Dieselgate : « En 2014, l’industrie automobile a dépensé 18 millions d’euros en lobbying à Bruxelles »
L’ONG Corporate Europe Observatory (CEO) est spécialisée sur l’étude de l’influence des lobbies industriels sur la législation européenne et les décideurs politiques (Commission, Parlement européen, Etats membres) à Bruxelles.
Pascoe Sabido a expliqué que la législation RDE (Real Driving Emission) avait fait l’objet de stratégies de lobbying intenses et complexes de la part de l’industrie automobile, basées sur le chantage et l’affaiblissement du travail de la Commission dans le but de retarder puis d’amoindrir l’ensemble de ce paquet législative.
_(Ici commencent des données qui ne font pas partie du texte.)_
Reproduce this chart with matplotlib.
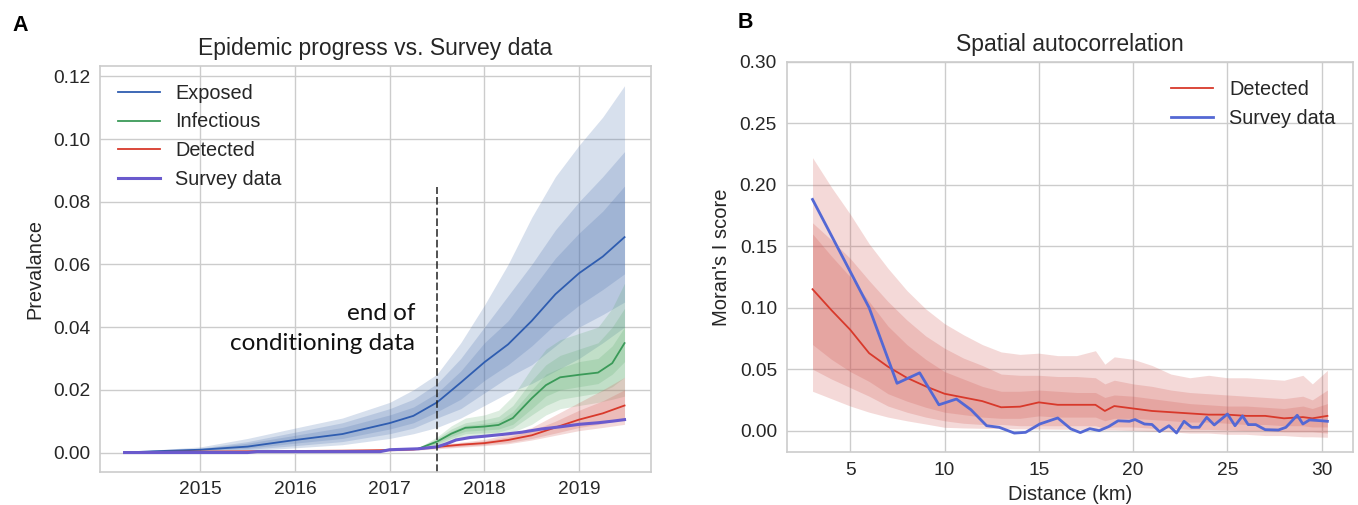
import numpy as np
import matplotlib.pyplot as plt

plt.rcParams["font.family"] = ["Liberation Sans", "DejaVu Sans"]

# ---- Panel A data (year, prevalence) ----
t = [2014.2, 2014.5, 2015.0, 2015.5, 2016.0, 2016.5, 2017.0, 2017.25, 2017.5,
     2017.75, 2018.0, 2018.25, 2018.5, 2018.75, 2019.0, 2019.25, 2019.48]
exp_med = [0, 0.0004, 0.0009, 0.0019, 0.0040, 0.0059, 0.0094, 0.0117, 0.0160,
           0.0223, 0.0288, 0.0345, 0.0420, 0.0505, 0.0572, 0.0625, 0.0687]
exp_hi3 = [0, 0.0008, 0.0018, 0.0045, 0.0078, 0.0110, 0.0160, 0.0200, 0.0250,
           0.0350, 0.0470, 0.0600, 0.0750, 0.0880, 0.0980, 0.1070, 0.1170]
exp_hi2 = [0, 0.0006, 0.0014, 0.0035, 0.0065, 0.0095, 0.0140, 0.0170, 0.0220,
           0.0300, 0.0400, 0.0500, 0.0600, 0.0710, 0.0800, 0.0880, 0.0960]
exp_hi1 = [0, 0.0005, 0.0012, 0.0030, 0.0055, 0.0080, 0.0120, 0.0145, 0.0190,
           0.0260, 0.0350, 0.0420, 0.0520, 0.0620, 0.0700, 0.0770, 0.0850]
exp_lo1 = [0, 0.0003, 0.0007, 0.0014, 0.0030, 0.0045, 0.0075, 0.0095, 0.0130,
           0.0170, 0.0230, 0.0280, 0.0340, 0.0410, 0.0470, 0.0520, 0.0570]
exp_lo2 = [0, 0.0002, 0.0005, 0.0010, 0.0022, 0.0035, 0.0060, 0.0078, 0.0110,
           0.0140, 0.0190, 0.0240, 0.0280, 0.0340, 0.0400, 0.0440, 0.0480]
exp_lo3 = [0, 0.0001, 0.0003, 0.0006, 0.0015, 0.0025, 0.0045, 0.0060, 0.0080,
           0.0110, 0.0150, 0.0190, 0.0220, 0.0260, 0.0300, 0.0350, 0.0400]

det_med = [0, 0.0002, 0.0003, 0.0004, 0.0005, 0.0006, 0.0008, 0.0010, 0.0018,
           0.0025, 0.0030, 0.0040, 0.0055, 0.0080, 0.0105, 0.0125, 0.0150]
det_hi3 = [0, 0.0003, 0.0004, 0.0005, 0.0007, 0.0008, 0.0011, 0.0014, 0.0025,
           0.0033, 0.0042, 0.0058, 0.0080, 0.0120, 0.0160, 0.0200, 0.0240]
det_hi2 = [0, 0.0003, 0.0004, 0.0005, 0.0006, 0.0007, 0.0010, 0.0012, 0.0022,
           0.0030, 0.0037, 0.0050, 0.0070, 0.0100, 0.0135, 0.0165, 0.0200]
det_lo2 = [0, 0.0001, 0.0002, 0.0003, 0.0004, 0.0005, 0.0006, 0.0008, 0.0015,
           0.0020, 0.0025, 0.0032, 0.0045, 0.0062, 0.0080, 0.0092, 0.0110]
det_lo3 = [0, 0.0001, 0.0002, 0.0002, 0.0003, 0.0004, 0.0005, 0.0007, 0.0012,
           0.0017, 0.0022, 0.0028, 0.0040, 0.0055, 0.0070, 0.0080, 0.0090]

t_inf = [2017.3, 2017.5, 2017.65, 2017.8, 2018.0, 2018.15, 2018.3, 2018.5, 2018.65,
         2018.8, 2019.0, 2019.2, 2019.35, 2019.48]
inf_med = [0.0012, 0.0035, 0.0060, 0.0079, 0.0083, 0.0088, 0.0110, 0.0173, 0.0215,
           0.0240, 0.0248, 0.0255, 0.0285, 0.0349]
inf_hi3 = [0.0015, 0.0050, 0.0085, 0.0110, 0.0120, 0.0135, 0.0180, 0.0270, 0.0330,
           0.0360, 0.0380, 0.0400, 0.0460, 0.0540]
inf_hi2 = [0.0014, 0.0045, 0.0075, 0.0095, 0.0105, 0.0115, 0.0150, 0.0230, 0.0280,
           0.0310, 0.0330, 0.0350, 0.0400, 0.0460]
inf_hi1 = [0.0013, 0.0040, 0.0068, 0.0087, 0.0093, 0.0100, 0.0130, 0.0200, 0.0250,
           0.0270, 0.0290, 0.0300, 0.0340, 0.0400]
inf_lo1 = [0.0011, 0.0030, 0.0052, 0.0068, 0.0072, 0.0075, 0.0090, 0.0140, 0.0180,
           0.0200, 0.0210, 0.0220, 0.0250, 0.0290]
inf_lo2 = [0.0010, 0.0025, 0.0045, 0.0060, 0.0063, 0.0065, 0.0078, 0.0120, 0.0150,
           0.0170, 0.0180, 0.0190, 0.0210, 0.0240]
inf_lo3 = [0.0009, 0.0020, 0.0038, 0.0050, 0.0053, 0.0055, 0.0065, 0.0090, 0.0120,
           0.0140, 0.0150, 0.0160, 0.0170, 0.0180]

t_survey = [2014.2, 2015.5, 2015.6, 2016.9, 2017.0, 2017.3, 2017.5, 2017.6, 2017.7, 2017.85,
            2018.0, 2018.2, 2018.4, 2018.6, 2018.8, 2019.0, 2019.2, 2019.35, 2019.48]
survey = [0, 0, 0.0003, 0.0003, 0.0009, 0.0012, 0.0018, 0.0028, 0.0040, 0.0048,
          0.0052, 0.0058, 0.0065, 0.0075, 0.0082, 0.0090, 0.0095, 0.0100, 0.0105]

# ---- Panel B data (distance km, Moran's I) ----
d = [3, 4, 5, 6, 7, 8, 9, 10, 11, 12, 13, 14, 15, 16, 17, 18, 18.5, 19, 20, 21,
     22, 23, 24, 25, 26, 27, 28, 29, 29.5, 30.3]
mor_med = [0.115, 0.098, 0.082, 0.063, 0.052, 0.043, 0.036, 0.030, 0.027, 0.024,
           0.019, 0.0195, 0.023, 0.021, 0.021, 0.021, 0.016, 0.020, 0.018, 0.016,
           0.015, 0.014, 0.013, 0.013, 0.012, 0.012, 0.010, 0.011, 0.010, 0.012]
mor_hi3 = [0.222, 0.198, 0.176, 0.152, 0.132, 0.114, 0.099, 0.087, 0.078, 0.070,
           0.064, 0.062, 0.063, 0.061, 0.061, 0.065, 0.054, 0.060, 0.058, 0.053,
           0.046, 0.043, 0.045, 0.043, 0.043, 0.042, 0.041, 0.045, 0.038, 0.049]
mor_hi2 = [0.169, 0.155, 0.140, 0.122, 0.105, 0.090, 0.077, 0.067, 0.059, 0.053,
           0.046, 0.045, 0.045, 0.044, 0.044, 0.043, 0.038, 0.041, 0.038, 0.036,
           0.033, 0.031, 0.030, 0.029, 0.028, 0.027, 0.026, 0.028, 0.025, 0.033]
mor_hi1 = [0.160, 0.142, 0.125, 0.105, 0.085, 0.070, 0.058, 0.048, 0.042, 0.036,
           0.032, 0.032, 0.033, 0.032, 0.031, 0.031, 0.027, 0.029, 0.028, 0.026,
           0.024, 0.022, 0.021, 0.020, 0.020, 0.019, 0.018, 0.020, 0.018, 0.022]
mor_lo1 = [0.070, 0.058, 0.048, 0.040, 0.030, 0.024, 0.019, 0.015, 0.013, 0.011,
           0.010, 0.010, 0.012, 0.011, 0.011, 0.011, 0.008, 0.010, 0.010, 0.009,
           0.008, 0.007, 0.007, 0.006, 0.005, 0.005, 0.004, 0.004, 0.003, 0.003]
mor_lo2 = [0.050, 0.042, 0.035, 0.028, 0.020, 0.015, 0.011, 0.008, 0.006, 0.005,
           0.005, 0.004, 0.004, 0.004, 0.004, 0.004, 0.002, 0.003, 0.003, 0.002,
           0.002, 0.001, 0.001, 0.0005, 0.0, 0.0, -0.001, -0.001, -0.001, -0.002]
mor_lo3 = [0.032, 0.026, 0.020, 0.015, 0.011, 0.008, 0.0054, 0.0027, 0.0022, 0.0019,
           0.0017, 0.0015, 0.0014, 0.0012, 0.0011, 0.0010, 0.0005, 0.0005, 0.0, -0.0005,
           -0.001, -0.002, -0.002, -0.003, -0.003, -0.004, -0.004, -0.005, -0.005, -0.0054]

d_survey = [3.0, 6.0, 7.48, 8.68, 9.7, 10.63, 11.4, 12.23, 12.9, 13.7, 14.3, 15.05, 16.0,
            16.7, 17.2, 17.7, 18.2, 18.7, 19.2, 19.8, 20.1, 20.6, 21.0, 21.4, 21.9, 22.3,
            22.7, 23.1, 23.5, 23.9, 24.3, 25.0, 25.4, 25.8, 26.1, 26.5, 27.0, 27.7, 28.1,
            28.7, 29.0, 29.35, 30.0, 30.3]
mor_survey = [0.188, 0.100, 0.0385, 0.047, 0.021, 0.0257, 0.017, 0.004, 0.0027, -0.002,
              -0.0014, 0.0054, 0.0103, 0.0014, -0.0016, 0.0016, 0.0, 0.0033, 0.008, 0.0076,
              0.009, 0.0054, 0.005, -0.0008, 0.004, -0.0019, 0.0076, 0.0027, 0.0027, 0.0108,
              0.0046, 0.0135, 0.004, 0.012, 0.0049, 0.0049, 0.0008, 0.0005, 0.0027, 0.0125,
              0.0054, 0.0087, 0.008, 0.0076]

blue = '#4c72b0'
green = '#55a868'
red = '#d0554f'
text_col = '#262626'
grid_col = '#cccccc'
fs = 13.8


def style_axes(ax):
    ax.set_facecolor('white')
    ax.grid(True, color=grid_col, linewidth=1.0)
    ax.set_axisbelow(True)
    for s in ax.spines.values():
        s.set_color(grid_col)
        s.set_linewidth(1.2)
    ax.tick_params(length=0, labelsize=fs, colors=text_col, pad=7)


fig = plt.figure(figsize=(13.58, 5.05), dpi=100)
fig.patch.set_facecolor('white')

# Panel A
ax1 = fig.add_axes([0.0736, 0.066, 0.4056, 0.804])
style_axes(ax1)
for lo, hi in [(exp_lo3, exp_hi3), (exp_lo2, exp_hi2), (exp_lo1, exp_hi1)]:
    ax1.fill_between(t, lo, hi, color=blue, alpha=0.22, linewidth=0)
for lo, hi in [(inf_lo3, inf_hi3), (inf_lo2, inf_hi2), (inf_lo1, inf_hi1)]:
    ax1.fill_between(t_inf, lo, hi, color=green, alpha=0.2, linewidth=0)
for lo, hi in [(det_lo3, det_hi3), (det_lo2, det_hi2)]:
    ax1.fill_between(t, lo, hi, color=red, alpha=0.22, linewidth=0)
ax1.plot(t, exp_med, color='#2f5db0', lw=1.3, label='Exposed')
ax1.plot(t_inf, inf_med, color='#3a9a58', lw=1.3, label='Infectious')
ax1.plot(t, det_med, color='#d8392b', lw=1.3, label='Detected')
ax1.plot(t_survey, survey, color='#6a5acd', lw=2.2, label='Survey data')
ax1.axvline(2017.5, ymin=0, ymax=0.70, color='#222222', lw=1.1, ls=(0, (5, 2)))
ax1.text(2017.27, 0.0445, 'end of', ha='right', va='center', fontsize=17.5,
         family=['Lato', 'DejaVu Sans'], color='#111111')
ax1.text(2017.27, 0.0349, 'conditioning data', ha='right', va='center', fontsize=17.5,
         family=['Lato', 'DejaVu Sans'], color='#111111')
ax1.set_xlim(2013.94, 2019.757)
ax1.set_ylim(-0.0061, 0.1234)
ax1.set_xticks([2015, 2016, 2017, 2018, 2019])
ax1.set_yticks([0, 0.02, 0.04, 0.06, 0.08, 0.10, 0.12])
ax1.set_yticklabels(['0.00', '0.02', '0.04', '0.06', '0.08', '0.10', '0.12'])
ax1.set_ylabel('Prevalance', fontsize=14.3, color=text_col, labelpad=6)
ax1.set_title('Epidemic progress vs. Survey data', fontsize=16.5, color=text_col, pad=8)
leg1 = ax1.legend(loc='upper left', frameon=False, fontsize=14.3, handlelength=2.1,
                  handletextpad=0.8, labelspacing=0.5, borderaxespad=0.5)
for txt in leg1.get_texts():
    txt.set_color(text_col)

# Panel B
ax2 = fig.add_axes([0.5793, 0.1044, 0.4172, 0.7734])
style_axes(ax2)
for lo, hi in [(mor_lo3, mor_hi3), (mor_lo2, mor_hi2), (mor_lo1, mor_hi1)]:
    ax2.fill_between(d, lo, hi, color=red, alpha=0.22, linewidth=0)
ax2.plot(d, mor_med, color='#d8392b', lw=1.3, label='Detected')
ax2.plot(d_survey, mor_survey, color='#5468d4', lw=2.0, label='Survey data')
ax2.set_xlim(1.63, 31.67)
ax2.set_ylim(-0.0176, 0.30)
ax2.set_xticks([5, 10, 15, 20, 25, 30])
ax2.set_yticks([0, 0.05, 0.10, 0.15, 0.20, 0.25, 0.30])
ax2.set_yticklabels(['0.00', '0.05', '0.10', '0.15', '0.20', '0.25', '0.30'])
ax2.set_xlabel('Distance (km)', fontsize=14.5, color=text_col, labelpad=4)
ax2.set_ylabel("Moran's I score", fontsize=14.5, color=text_col, labelpad=6)
ax2.set_title('Spatial autocorrelation', fontsize=16.5, color=text_col, pad=8)
leg2 = ax2.legend(loc='upper right', frameon=False, fontsize=14.3, handlelength=2.1,
                  handletextpad=0.8, labelspacing=0.5, borderaxespad=0.5)
for txt in leg2.get_texts():
    txt.set_color(text_col)

fig.text(0.009, 0.95, 'A', fontsize=15.5, fontweight='bold', color='black', va='center')
fig.text(0.543, 0.955, 'B', fontsize=15.5, fontweight='bold', color='black', va='center')

fig.savefig('out.png', dpi=100, facecolor='white')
Il a souligné que 66% des d’experts impliqués dans le processus législatif au sein du groupe de travail monté par la Commission était des représentants de l’industrie, ce qui est le cas dans la plupart des cas, notamment quand il s’agit de légiférer sur les énergies fossiles.
Olivier Hoedeman a quant à lui insisté sur le manqué de transparence du processus législatif et recommande que tout le personnel de la Commission déclare ses rendez-vous avec les lobbies et en délivre des compte-rendu. Les travaux de CEO ont clairement montré que la DG GROW ne respecte pas les lignes directrices de la Commission au niveau de la consultation les parties prenantes qui demandent aux fonctionnaires des comptes-rendus des réunions importantes, notamment celles qui sont directement liées à un processus législatif en cours. Au delà de la question de la transparence, Olivier Hoedeman a déclaré qu’il devait y avoir un signal politique fort envoyé par la Commission pour en finir avec cette emprise règlementaire et donc réduire la dépendance à l’information et à l’expertise provenant du secteur concerné par le règlement. Il a cité l’exemple de l’ancien commissaire Michel Barnier qui interdisait à son équipe de rencontrer des lobbyistes pendant 3 mois après la phase de consultation, afin que la Commission puisse travailler en toute indépendance.
Pendant cette réunion, la commission d’enquête a également entendu Dorothée Saar, responsable de la division Transport et qualité de l’air de l’ONG environnementale allemande Deutsche Umwelthilfe (DUH).
Elle a confirmé que la DUH avait plusieurs fois informé les autorités allemandes des écarts croissants entre les émissions de NOx et de CO2 des voitures lors des tests et en conditions réelle de conduite depuis 2007. L’ONG avait également alerté sur le fait que le recours à des dispositifs illégaux d’invalidation pouvait être la cause du problème et demandé aux autorités de lancer des tests pour expliquer ces écarts.
Tout en reconnaissant qu’elles étaient conscientes du problème, les autorités allemandes n’ont pas lancé ces investigations jusqu’au scandale du diesel qui éclate en septembre 2015.
Madame Saar a dénoncé le fait que les autorités allemandes continuent de refuser de faire face aux constructeurs et de prendre des dispositions pour faire appliquer la loi alors même que les résultats de l’enquête nationale du Ministère des Transports démontrent un usage courant de dispositifs d’invalidation sur de nombreux modèles par différents constructeurs.
La DUH suspecte l’utilisation de logiciels depuis plusieurs années, ce qui rend peu probable le fait qu’aucun experts du JRC n’ait suspecté cette pratique dès lors qu’ils ont eux-mêmes trouvé des écarts sur des véhicules testés en 2010.
Durant l’audition de Madame Saar, il est apparu très clairement que la Commission européenne et au moins l’Allemagne auraient du lancer des enquêtes car ils disposaient d’assez d’éléments permettant de soupçonner une fraude aux émissions.